EXERCISE BRIEF >> Print only the lines from the top of the data through the line with "anchor=base west] (lphys)", both included, skipping every picture.

DATASET CONTENT >>
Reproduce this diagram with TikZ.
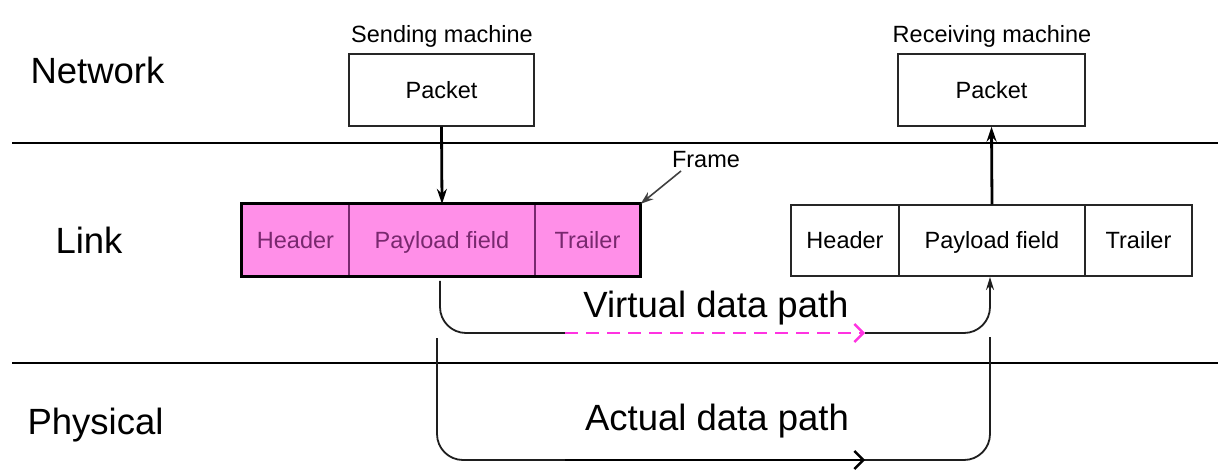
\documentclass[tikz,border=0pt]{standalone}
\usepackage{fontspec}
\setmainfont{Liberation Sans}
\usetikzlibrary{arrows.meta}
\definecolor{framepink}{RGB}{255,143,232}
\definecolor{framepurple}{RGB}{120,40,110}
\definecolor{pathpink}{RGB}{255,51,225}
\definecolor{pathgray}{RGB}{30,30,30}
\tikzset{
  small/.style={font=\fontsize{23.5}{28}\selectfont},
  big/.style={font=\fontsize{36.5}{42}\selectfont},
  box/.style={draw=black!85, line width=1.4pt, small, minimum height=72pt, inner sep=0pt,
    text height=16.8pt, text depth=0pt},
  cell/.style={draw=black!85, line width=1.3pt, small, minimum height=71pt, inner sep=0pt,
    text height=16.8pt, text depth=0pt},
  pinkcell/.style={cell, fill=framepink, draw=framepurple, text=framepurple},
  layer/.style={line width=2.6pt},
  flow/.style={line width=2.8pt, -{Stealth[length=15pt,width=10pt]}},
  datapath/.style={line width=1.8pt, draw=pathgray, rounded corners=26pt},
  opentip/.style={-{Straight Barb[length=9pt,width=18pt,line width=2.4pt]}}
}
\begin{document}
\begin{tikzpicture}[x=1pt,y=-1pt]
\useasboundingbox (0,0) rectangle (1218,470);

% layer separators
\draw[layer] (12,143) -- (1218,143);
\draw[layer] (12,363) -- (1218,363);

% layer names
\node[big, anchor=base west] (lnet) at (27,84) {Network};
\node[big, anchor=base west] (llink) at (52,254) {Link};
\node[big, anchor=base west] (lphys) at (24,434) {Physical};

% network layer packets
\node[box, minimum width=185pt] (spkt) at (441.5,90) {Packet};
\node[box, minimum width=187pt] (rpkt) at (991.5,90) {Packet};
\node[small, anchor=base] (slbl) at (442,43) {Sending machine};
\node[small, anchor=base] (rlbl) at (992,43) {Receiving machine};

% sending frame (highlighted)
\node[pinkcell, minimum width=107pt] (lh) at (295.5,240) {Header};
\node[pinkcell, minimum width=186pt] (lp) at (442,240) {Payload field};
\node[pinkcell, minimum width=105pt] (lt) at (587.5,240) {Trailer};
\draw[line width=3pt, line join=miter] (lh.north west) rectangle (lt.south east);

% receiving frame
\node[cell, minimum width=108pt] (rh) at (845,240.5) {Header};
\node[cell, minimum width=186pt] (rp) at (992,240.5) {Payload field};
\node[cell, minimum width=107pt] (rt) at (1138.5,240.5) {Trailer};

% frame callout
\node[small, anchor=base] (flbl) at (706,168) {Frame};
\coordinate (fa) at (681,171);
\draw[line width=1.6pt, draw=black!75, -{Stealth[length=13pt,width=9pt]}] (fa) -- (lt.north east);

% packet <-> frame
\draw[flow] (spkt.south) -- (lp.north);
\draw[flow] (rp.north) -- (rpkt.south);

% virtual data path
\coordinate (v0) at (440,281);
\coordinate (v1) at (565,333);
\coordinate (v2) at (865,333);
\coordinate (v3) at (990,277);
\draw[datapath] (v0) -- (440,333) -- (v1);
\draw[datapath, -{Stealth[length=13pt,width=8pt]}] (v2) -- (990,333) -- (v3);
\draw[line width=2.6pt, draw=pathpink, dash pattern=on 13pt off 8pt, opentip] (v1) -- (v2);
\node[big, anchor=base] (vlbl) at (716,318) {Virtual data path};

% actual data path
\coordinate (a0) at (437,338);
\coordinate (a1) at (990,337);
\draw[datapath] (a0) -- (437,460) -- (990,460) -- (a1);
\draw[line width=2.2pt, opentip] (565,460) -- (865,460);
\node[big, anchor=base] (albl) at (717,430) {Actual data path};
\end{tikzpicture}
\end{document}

EXERCISE RESPONSE >>
Reproduce this diagram with TikZ.
\documentclass[tikz,border=0pt]{standalone}
\usepackage{fontspec}
\setmainfont{Liberation Sans}
\usetikzlibrary{arrows.meta}
\definecolor{framepink}{RGB}{255,143,232}
\definecolor{framepurple}{RGB}{120,40,110}
\definecolor{pathpink}{RGB}{255,51,225}
\definecolor{pathgray}{RGB}{30,30,30}
\tikzset{
  small/.style={font=\fontsize{23.5}{28}\selectfont},
  big/.style={font=\fontsize{36.5}{42}\selectfont},
  box/.style={draw=black!85, line width=1.4pt, small, minimum height=72pt, inner sep=0pt,
    text height=16.8pt, text depth=0pt},
  cell/.style={draw=black!85, line width=1.3pt, small, minimum height=71pt, inner sep=0pt,
    text height=16.8pt, text depth=0pt},
  pinkcell/.style={cell, fill=framepink, draw=framepurple, text=framepurple},
  layer/.style={line width=2.6pt},
  flow/.style={line width=2.8pt, -{Stealth[length=15pt,width=10pt]}},
  datapath/.style={line width=1.8pt, draw=pathgray, rounded corners=26pt},
  opentip/.style={-{Straight Barb[length=9pt,width=18pt,line width=2.4pt]}}
}
\begin{document}
\begin{tikzpicture}[x=1pt,y=-1pt]
\useasboundingbox (0,0) rectangle (1218,470);

% layer separators
\draw[layer] (12,143) -- (1218,143);
\draw[layer] (12,363) -- (1218,363);

% layer names
\node[big, anchor=base west] (lnet) at (27,84) {Network};
\node[big, anchor=base west] (llink) at (52,254) {Link};
\node[big, anchor=base west] (lphys) at (24,434) {Physical};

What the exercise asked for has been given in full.